* [EXERCISE DESCRIPTION] Begin with the first line below and retype each line exactly through the line containing "-13.8, -17.2, -20, -21.5]". Any pictures are to be left out.

* [SUPPLIED DATA]
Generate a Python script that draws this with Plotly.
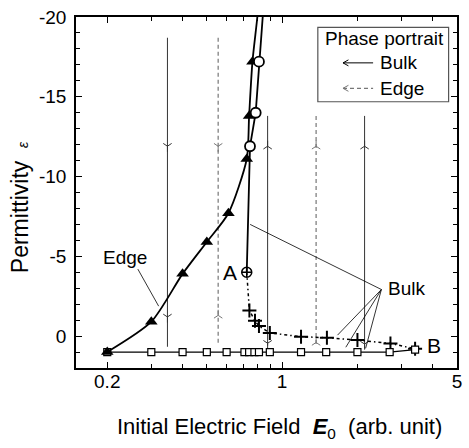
import math
import plotly.graph_objects as go

FONT = "Arial, 'Liberation Sans', sans-serif"

# ---- axis ticks ----
x_tick_vals = [0.2, 1, 5]
x_tick_text = ["0.2", "1", "5"]
x_minor_vals = [0.3, 0.4, 0.5, 0.6, 0.7, 0.8, 0.9, 2, 3, 4]
y_tick_vals = [-20, -15, -10, -5, 0]
y_tick_text = ["-20", "-15", "-10", "-5", "0"]

# ---- vacuum / boundary line (open squares) ----
square_x = [0.2, 0.3, 0.4, 0.5, 0.6, 0.707, 0.738, 0.775, 0.808, 0.893, 1.19, 1.5, 2.0, 2.69, 3.4]
square_eps = [1, 1, 1, 1, 1, 1, 1, 1, 1, 1, 1, 1, 1, 1, 0.85]

# ---- edge branch (filled triangles) ----
edge_x = [0.2, 0.3, 0.4, 0.5, 0.61, 0.722, 0.738, 0.761]
edge_eps = [1, -0.9, -3.9, -5.9, -7.7, -11.1, -13.8, -17.2]
edge_line_x = [0.2, 0.3, 0.4, 0.5, 0.61, 0.722, 0.738, 0.761, 0.796, 0.81]
edge_line_eps = [1, -0.9, -3.9, -5.9, -7.7, -11.1, -13.8, -17.2, -20, -21.5]

# ---- bulk upper branch (open circles) ----
bulk_up_x = [0.744, 0.784, 0.808]
bulk_up_eps = [-11.9, -14.0, -17.2]
bulk_up_line_x = [0.722, 0.735, 0.744, 0.784, 0.808, 0.835, 0.85]
bulk_up_line_eps = [-4, -8, -11.9, -14.0, -17.2, -20, -21.5]

# ---- bulk lower branch (crosses, dotted) ----
bulk_low_x = [0.722, 0.74, 0.779, 0.808, 0.893, 1.19, 1.51, 2.0, 2.71, 3.4]
bulk_low_eps = [-4, -1.6, -0.96, -0.63, -0.2, 0.04, 0.1, 0.25, 0.46, 0.8]

# ---- special points ----
point_A = (0.722, -4.0)

# ---- phase portrait lines ----
phase_bulk_x = [0.348, 0.875, 2.136]
phase_bulk_top = [-18.7, -13.8, -13.8]
phase_bulk_bot = [0.67, 0.6, 0.75]
phase_edge_x = [0.555, 1.367]
phase_edge_top = [-18.7, -13.8]
phase_edge_bot = [0.6, 0.55]

# arrows on phase lines
bulk_arrow_x = [0.348, 0.348, 0.875, 0.875, 2.136, 2.136]
bulk_arrow_eps = [-11.9, -1.2, -11.9, 0.45, -11.9, 0.5]
bulk_arrow_dir = ["down", "down", "up", "down", "up", "down"]
edge_arrow_x = [0.555, 0.555, 1.367, 1.367]
edge_arrow_eps = [-11.9, -1.3, -11.9, 0.4]
edge_arrow_dir = ["down", "up", "up", "up"]

# ---- label pointer lines (tail -> targets) ----
bulk_ptr_tail = (2.493, -2.92)
bulk_ptr_x = [0.745, 1.665, 1.797, 2.156]
bulk_ptr_eps = [-7.0, -0.06, 0.7, 0.77]
edge_ptr_x = [0.265, 0.321]
edge_ptr_eps = [-4.2, -1.875]

BULK_PH = "#333333"
EDGE_PH = "#777777"

fig = go.Figure()


def seg_xy(xs, tops, bots):
    X, Y = [], []
    for x, t, b in zip(xs, tops, bots):
        X += [x, x, None]
        Y += [t, b, None]
    return X, Y


bx, by = seg_xy(phase_bulk_x, phase_bulk_top, phase_bulk_bot)
fig.add_trace(go.Scatter(x=bx, y=by, mode="lines",
                         line=dict(color=BULK_PH, width=1), hoverinfo="skip"))
ex, ey = seg_xy(phase_edge_x, phase_edge_top, phase_edge_bot)
fig.add_trace(go.Scatter(x=ex, y=ey, mode="lines",
                         line=dict(color=EDGE_PH, width=1.2, dash="4px,3px"), hoverinfo="skip"))

fig.add_trace(go.Scatter(
    x=bulk_arrow_x, y=bulk_arrow_eps, mode="markers",
    marker=dict(symbol=["y-down" if d == "down" else "y-up" for d in bulk_arrow_dir],
                size=7, color=BULK_PH, line=dict(color=BULK_PH, width=1)),
    hoverinfo="skip"))
fig.add_trace(go.Scatter(
    x=edge_arrow_x, y=edge_arrow_eps, mode="markers",
    marker=dict(symbol=["y-down" if d == "down" else "y-up" for d in edge_arrow_dir],
                size=7, color=EDGE_PH, line=dict(color=EDGE_PH, width=1)),
    hoverinfo="skip"))

# pointer lines for labels
px_, py_ = [], []
for tx, te in zip(bulk_ptr_x, bulk_ptr_eps):
    px_ += [bulk_ptr_tail[0], tx, None]
    py_ += [bulk_ptr_tail[1], te, None]
px_ += edge_ptr_x
py_ += edge_ptr_eps
fig.add_trace(go.Scatter(x=px_, y=py_, mode="lines",
                         line=dict(color="black", width=0.8), hoverinfo="skip"))

# bulk lower dotted branch
fig.add_trace(go.Scatter(x=bulk_low_x, y=bulk_low_eps, mode="lines",
                         line=dict(color="black", width=1.5, dash="3px,3px,1.5px,3px"),
                         hoverinfo="skip"))
fig.add_trace(go.Scatter(x=bulk_low_x[1:], y=bulk_low_eps[1:], mode="markers",
                         marker=dict(symbol="cross-thin", size=10, color="black",
                                     line=dict(color="black", width=2)),
                         hoverinfo="skip"))

# squares line
fig.add_trace(go.Scatter(x=square_x, y=square_eps, mode="lines+markers",
                         line=dict(color="black", width=1.3),
                         marker=dict(symbol="square", size=7, color="white",
                                     line=dict(color="black", width=1.2)),
                         hoverinfo="skip"))

# edge branch
fig.add_trace(go.Scatter(x=edge_line_x, y=edge_line_eps, mode="lines",
                         line=dict(color="black", width=1.8, shape="spline", smoothing=0.7),
                         hoverinfo="skip"))
fig.add_trace(go.Scatter(x=edge_x, y=edge_eps, mode="markers",
                         marker=dict(symbol="triangle-up", size=11, color="black"),
                         hoverinfo="skip"))

# bulk upper branch
fig.add_trace(go.Scatter(x=bulk_up_line_x, y=bulk_up_line_eps, mode="lines",
                         line=dict(color="black", width=1.8),
                         hoverinfo="skip"))
fig.add_trace(go.Scatter(x=bulk_up_x, y=bulk_up_eps, mode="markers",
                         marker=dict(symbol="circle", size=10, color="white",
                                     line=dict(color="black", width=1.8)),
                         hoverinfo="skip"))

# point A
fig.add_trace(go.Scatter(x=[point_A[0]], y=[point_A[1]], mode="markers",
                         marker=dict(symbol="circle-cross-open", size=10, color="black",
                                     line=dict(color="black", width=1.5)),
                         hoverinfo="skip"))

# ---- layout geometry ----
L, R, T, B = 76, 7, 16, 80
W, H = 469, 448
PW, PH = W - L - R, H - T - B


def px(xp):
    return (xp - L) / PW


def py(yp):
    return 1 - (yp - T) / PH


lg = math.log10
annotations = []
TXT = dict(family=FONT, size=19, color="black")

annotations.append(dict(x=lg(0.235), y=-4.92, xref="x", yref="y", text="Edge",
                        showarrow=False, font=TXT))
annotations.append(dict(x=lg(0.62), y=-4.0, xref="x", yref="y", text="A",
                        showarrow=False, font=dict(family=FONT, size=21, color="black")))
annotations.append(dict(x=lg(4.05), y=0.6, xref="x", yref="y", text="B",
                        showarrow=False, font=dict(family=FONT, size=21, color="black")))
annotations.append(dict(x=lg(3.13), y=-2.98, xref="x", yref="y", text="Bulk",
                        showarrow=False, font=TXT))

# legend texts
annotations.append(dict(x=px(326), y=py(38), xref="paper", yref="paper",
                        text="Phase portrait", showarrow=False, xanchor="left",
                        yanchor="middle", font=TXT))
annotations.append(dict(x=px(382), y=py(62), xref="paper", yref="paper",
                        text="Bulk", showarrow=False, xanchor="left",
                        yanchor="middle", font=TXT))
annotations.append(dict(x=px(382), y=py(87.5), xref="paper", yref="paper",
                        text="Edge", showarrow=False, xanchor="left",
                        yanchor="middle", font=TXT))

# axis titles
annotations.append(dict(x=px(20), y=py(207), xref="paper", yref="paper",
                        text="Permittivity  <span style='font-size:14px'><i>\u03b5</i></span>",
                        textangle=-90, showarrow=False, xanchor="center", yanchor="middle",
                        font=dict(family=FONT, size=23, color="black")))
annotations.append(dict(x=px(282), y=py(428), xref="paper", yref="paper",
                        text="Initial Electric Field  <b><i>E</i></b><sub>0</sub>  (arb. unit)",
                        showarrow=False, xanchor="center", yanchor="middle",
                        font=dict(family=FONT, size=22, color="black")))

shapes = []
# legend box
shapes.append(dict(type="rect", xref="paper", yref="paper",
                   x0=px(321), x1=px(453.5), y0=py(101), y1=py(26.5),
                   line=dict(color="#555555", width=1.2), fillcolor="white", layer="above"))
# legend lines
shapes.append(dict(type="line", xref="paper", yref="paper",
                   x0=px(346.5), x1=px(377), y0=py(62), y1=py(62),
                   line=dict(color="black", width=1), layer="above"))
shapes.append(dict(type="line", xref="paper", yref="paper",
                   x0=px(346.5), x1=px(377), y0=py(87.5), y1=py(87.5),
                   line=dict(color=EDGE_PH, width=1.2, dash="4px,3px"), layer="above"))
for yy, col in [(62, "black"), (87.5, EDGE_PH)]:
    shapes.append(dict(type="path", xref="paper", yref="paper",
                       path=f"M{px(352)},{py(yy - 3)} L{px(346.5)},{py(yy)} L{px(352)},{py(yy + 3)}",
                       line=dict(color=col, width=1), layer="above"))

fig.update_layout(
    width=W, height=H,
    margin=dict(l=L, r=R, t=T, b=B, pad=0),
    paper_bgcolor="white", plot_bgcolor="white",
    showlegend=False,
    font=dict(family=FONT, size=19, color="black"),
    annotations=annotations,
    shapes=shapes,
    xaxis=dict(type="log", range=[lg(0.15), lg(5)],
               tickmode="array", tickvals=x_tick_vals, ticktext=x_tick_text,
               ticks="inside", ticklen=6, tickwidth=1.2, tickcolor="black",
               minor=dict(tickmode="array", tickvals=x_minor_vals, ticks="inside",
                          ticklen=4, tickwidth=1, tickcolor="black", showgrid=False),
               showline=True, linewidth=1.6, linecolor="black", mirror="ticks",
               showgrid=False, zeroline=False,
               tickfont=dict(family=FONT, size=19, color="black"),
               ticklabelstandoff=-5),
    yaxis=dict(range=[2, -20], autorange=False,
               tickmode="array", tickvals=y_tick_vals, ticktext=y_tick_text,
               ticks="inside", ticklen=6, tickwidth=1.2, tickcolor="black",
               minor=dict(dtick=1, tick0=0, ticks="inside", ticklen=4, tickwidth=1,
                          tickcolor="black", showgrid=False),
               showline=True, linewidth=1.6, linecolor="black", mirror="ticks",
               showgrid=False, zeroline=False,
               tickfont=dict(family=FONT, size=19, color="black"),
               ticklabelstandoff=4),
)

fig.write_html("out.html")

* [FINAL RESULT]
Generate a Python script that draws this with Plotly.
import math
import plotly.graph_objects as go

FONT = "Arial, 'Liberation Sans', sans-serif"

# ---- axis ticks ----
x_tick_vals = [0.2, 1, 5]
x_tick_text = ["0.2", "1", "5"]
x_minor_vals = [0.3, 0.4, 0.5, 0.6, 0.7, 0.8, 0.9, 2, 3, 4]
y_tick_vals = [-20, -15, -10, -5, 0]
y_tick_text = ["-20", "-15", "-10", "-5", "0"]

# ---- vacuum / boundary line (open squares) ----
square_x = [0.2, 0.3, 0.4, 0.5, 0.6, 0.707, 0.738, 0.775, 0.808, 0.893, 1.19, 1.5, 2.0, 2.69, 3.4]
square_eps = [1, 1, 1, 1, 1, 1, 1, 1, 1, 1, 1, 1, 1, 1, 0.85]

# ---- edge branch (filled triangles) ----
edge_x = [0.2, 0.3, 0.4, 0.5, 0.61, 0.722, 0.738, 0.761]
edge_eps = [1, -0.9, -3.9, -5.9, -7.7, -11.1, -13.8, -17.2]
edge_line_x = [0.2, 0.3, 0.4, 0.5, 0.61, 0.722, 0.738, 0.761, 0.796, 0.81]
edge_line_eps = [1, -0.9, -3.9, -5.9, -7.7, -11.1, -13.8, -17.2, -20, -21.5]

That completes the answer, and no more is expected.